Most impressive in the film is Griffith's staging of battles. Regardless of who was fighting whom, and what their motivation was, there is no denying the grandeur, scale and complexity of these sequences. There are also numerous instances where Griffith expertly cross-cuts between different events occurring concurrently, yet in different locations. 100 years later this is a commonplace technique, but at the time it was revolutionary.

As a result, we are left with a challenging quandary. There is no denying the incredible achievement and influence of The Birth Of A Nation as a piece of cinematic storytelling. It is a masterpiece of the form responsible for the largest single leap in the artform's articulation, probably ever. In later years we can point to the introduction of sound, colour, CGI or 3D, but nothing did more to evolve the industry than Griffith accomplished in 1915. But why did it have to be accompanied by a narrative so offensive, backward-thinking and ignorant? How can we honestly praise a film so riddled with prejudice and hate? And so the legacy of The Birth Of A Nation continues to make a profound impact almost 100 years later.

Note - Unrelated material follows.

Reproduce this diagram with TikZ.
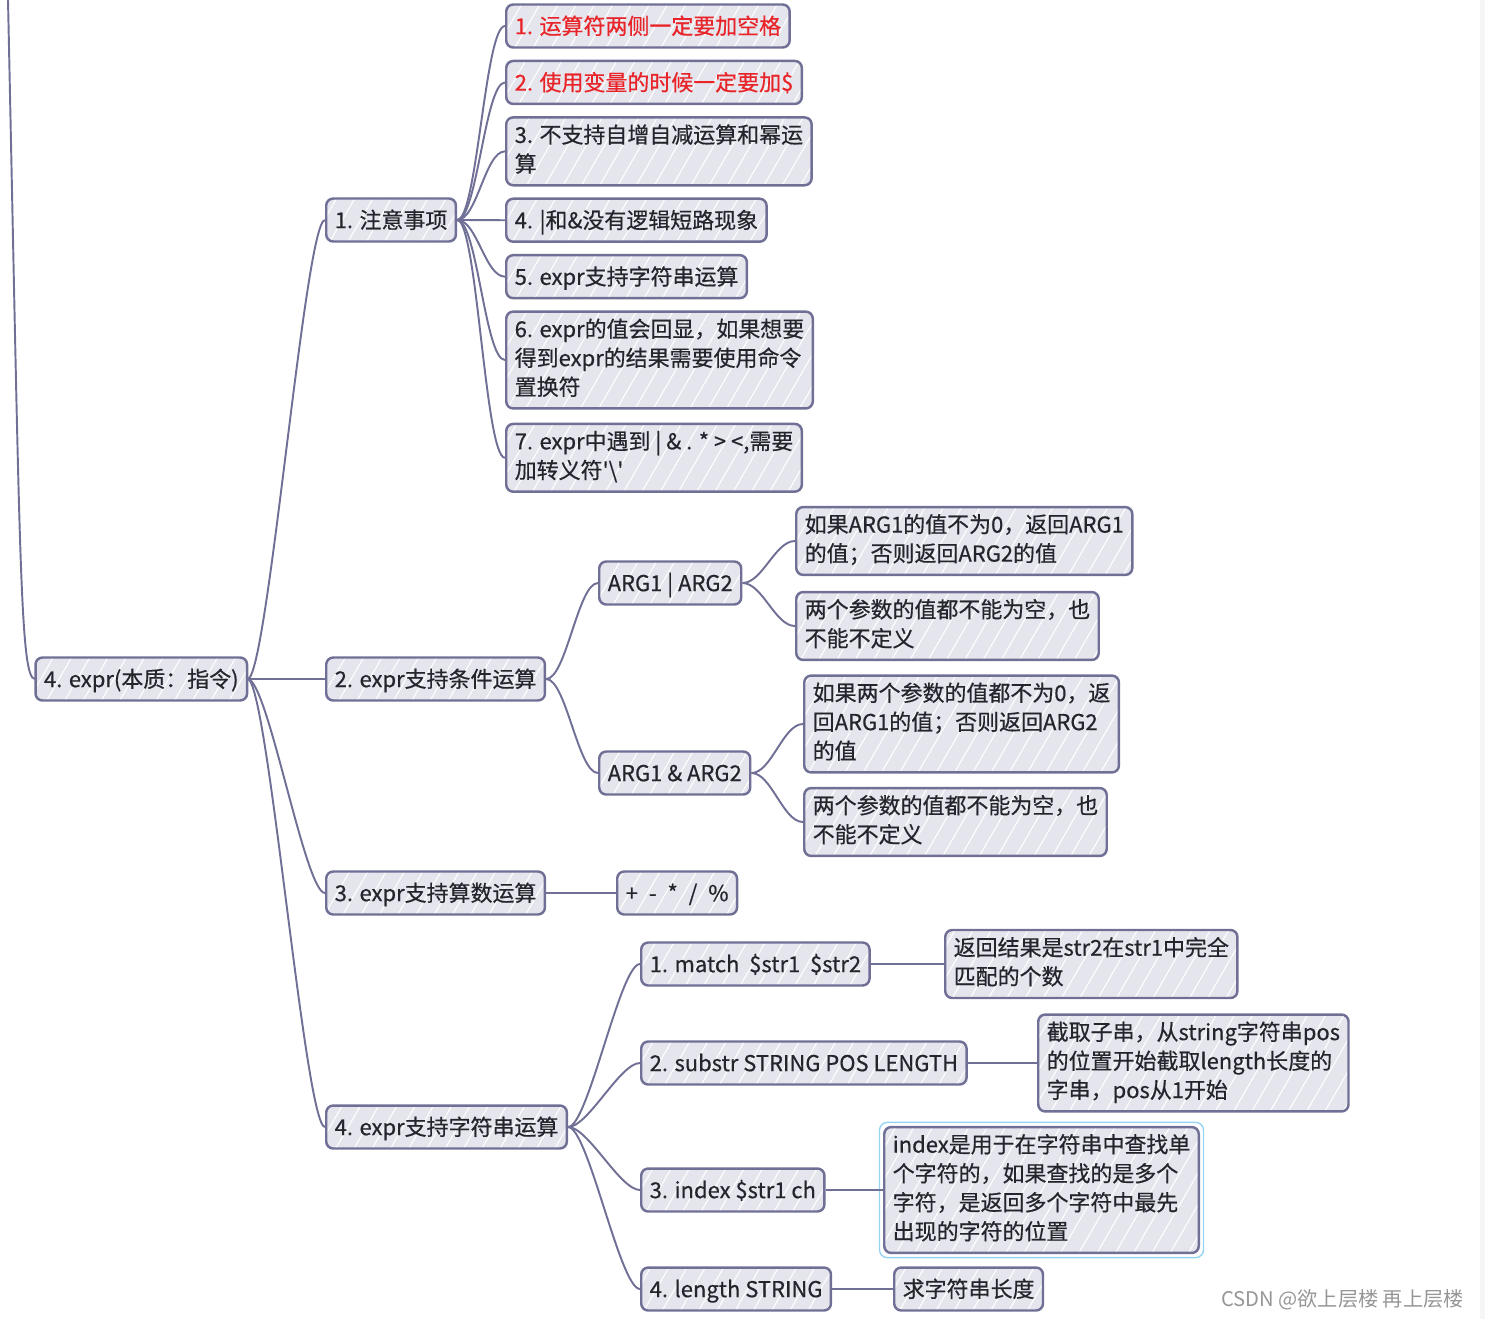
\documentclass[tikz,border=0pt]{standalone}
\usepackage{fontspec}
\setmainfont{Noto Sans CJK SC}
\newfontfamily\mapfont{Noto Sans CJK SC}[FakeBold=0.5]
\usepackage{tikz}
\usetikzlibrary{positioning,fit,patterns.meta}
\definecolor{mapline}{RGB}{112,112,150}
\definecolor{mapfill}{RGB}{229,229,237}
\definecolor{maptext}{RGB}{36,36,44}
\definecolor{mapred}{RGB}{232,36,40}
\definecolor{selblue}{RGB}{150,212,245}
\definecolor{markgray}{RGB}{150,150,150}
\newcommand\mapstrut{\rule[-3.6pt]{0pt}{16.5pt}}

\begin{document}
\begin{tikzpicture}[x=0.02cm,y=-0.02cm,
  topic/.style={rectangle,draw=mapline,line width=1.4pt,rounded corners=0.14cm,
    preaction={fill=mapfill},pattern={Lines[angle=60,distance=9pt,line width=0.6pt]},pattern color=white,
    anchor=west,align=left,inner xsep=0.17cm,inner ysep=0.14cm,text=maptext,
    font=\mapfont\fontsize{12.5}{16.5}\selectfont,execute at begin node=\mapstrut,execute at end node=\mapstrut},
  warn/.style={topic,text=mapred},
  wire/.style={draw=mapline,line width=1.1pt},
  branch/.style={wire,to path={.. controls +(20,0) and +(-20,0) .. (\tikztotarget)}}]
\useasboundingbox (0,0) rectangle (1485,1319);
\fill[gray!7] (1480,0) rectangle (1485,1319);

% root and its four topics
\node[topic] (root) at (35,679) {4. expr(本质：指令)};
\node[topic] (n1) at (325,220) {1. 注意事项};
\node[topic] (n2) at (325,679) {2. expr支持条件运算};
\node[topic] (n3) at (325,893) {3. expr支持算数运算};
\node[topic] (n4) at (325,1127) {4. expr支持字符串运算};

% 1. notes
\node[warn] (a1) at (505,26) {1. 运算符两侧一定要加空格};
\node[warn,below=0.22cm of a1.south west,anchor=north west] (a2) {2. 使用变量的时候一定要加\$};
\node[topic,below=0.22cm of a2.south west,anchor=north west] (a3) {3. 不支持自增自减运算和幂运\\算};
\node[topic,below=0.22cm of a3.south west,anchor=north west] (a4) {4. |和\&没有逻辑短路现象};
\node[topic,below=0.22cm of a4.south west,anchor=north west] (a5) {5. expr支持字符串运算};
\node[topic,below=0.22cm of a5.south west,anchor=north west] (a6) {6. expr的值会回显，如果想要\\得到expr的结果需要使用命令\\置换符};
\node[topic,below=0.26cm of a6.south west,anchor=north west] (a7) {7. expr中遇到 | \& . * > <,需要\\加转义符'\textbackslash'};

% 2. conditions
\node[topic] (b1) at (598,583) {ARG1 | ARG2};
\node[topic] (b2) at (598,773) {ARG1 \& ARG2};
\node[topic] (c1) at (795,541) {如果ARG1的值不为0，返回ARG1\\的值；否则返回ARG2的值};
\node[topic] (c2) at (795,626) {两个参数的值都不能为空，也\\不能不定义};
\node[topic] (c3) at (803,724) {如果两个参数的值都不为0，返\\回ARG1的值；否则返回ARG2\\的值};
\node[topic] (c4) at (803,822) {两个参数的值都不能为空，也\\不能不定义};

% 3. arithmetic
\node[topic] (d1) at (616,893) {+\enspace-\enspace*\enspace/\enspace\%};

% 4. strings
\node[topic] (e1) at (640,964) {1. match\ \ \$str1\ \ \$str2};
\node[topic] (e2) at (640,1063) {2. substr STRING POS LENGTH};
\node[topic] (e3) at (640,1190) {3. index \$str1 ch};
\node[topic] (e4) at (640,1289) {4. length STRING};
\node[topic] (f1) at (944,964) {返回结果是str2在str1中完全\\匹配的个数};
\node[topic] (f2) at (1037,1063) {截取子串，从string字符串pos\\的位置开始截取length长度的\\字串，pos从1开始};
\node[topic] (f3) at (883,1190) {index是用于在字符串中查找单\\个字符的，如果查找的是多个\\字符，是返回多个字符中最先\\出现的字符的位置};
\node[topic] (f4) at (893,1289) {求字符串长度};
\node[draw=selblue,line width=0.8pt,rounded corners=0.16cm,inner sep=0.07cm,fit=(f3)] (f3sel) {};

\node[text=markgray,font=\fontsize{11.5}{14}\selectfont,anchor=east] (mark) at (1470,1300) {CSDN @欲上层楼 再上层楼};

% connectors
\coordinate (up) at (8,0);
\draw[wire] (up) .. controls +(12,560) and +(-15,0) .. (root.west);
\foreach \t in {n1,n2,n3,n4} \draw[branch] (root.east) to (\t.west);
\foreach \t in {a1,a2,a3,a4,a5,a6,a7} \draw[branch] (n1.east) to (\t.west);
\foreach \t in {b1,b2} \draw[branch] (n2.east) to (\t.west);
\foreach \t in {c1,c2} \draw[branch] (b1.east) to (\t.west);
\foreach \t in {c3,c4} \draw[branch] (b2.east) to (\t.west);
\draw[wire] (n3.east) -- (d1.west);
\foreach \t in {e1,e2,e3,e4} \draw[branch] (n4.east) to (\t.west);
\draw[wire] (e1.east) -- (f1.west);
\draw[wire] (e2.east) -- (f2.west);
\draw[wire] (e3.east) -- (f3.west);
\draw[wire] (e4.east) -- (f4.west);
\end{tikzpicture}
\end{document}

Masters of Cinema has released a typically rich and substantial package, fronted by a new 1080p presentation of the film, restored from original 35mm elements in its original aspect ratio. Considering the film is 98 years old this year, it looks in remarkably good shape too, with almost all scratches and damage removed, which never once impedes on the viewing experience. The film is accompanied by a newly recorded score, available in 2.0 stereo and DTD-HD 5.1, by the Mont Alto Motion Picture Orchestra.

In terms of extas, both thr Blu-ray and DVD releases include archival introductions of both parts of the film by D.W. Griffith, in scripted interview fashion with Walter Huston, as well as a newly discovered intermission sequence and the 1930 re-release title sequence. There's a 24-minute making-of documentary from 1993 as well as 7 Civil War-themed shorts from Griffith, including In The Border States (1910), The House With Closed Shutters (1910), The Fugitive (1910), His Trust (1911), His Trust Fulfilled (1911), Swords And Hearts (1911) and The Battle (1911). The release also includes a 44-page booklet with writings from Griffith, Thomas Dixon - writer of The Clansman, on which the film is based, Francis Hackett, Seymour Stern and Michael Powell.

While there is no way The Birth Of A Nation can ever be forgiven for the offensive nature of its content, nor should it ever be excused, there is no denying the film's incredible influence on cinema and the mastery of Griffith's filmmaking talent. Masters of Cinema's release offers up an excellent restoration of the film, as well as a bounty of supplemental content that puts it in the proper context. Cinephiles both familiar with this landmark of silent cinema and new to its treasures and horrors should find everything they require right here.

The Birth Of A Nation is available on Blu-ray and DVD now.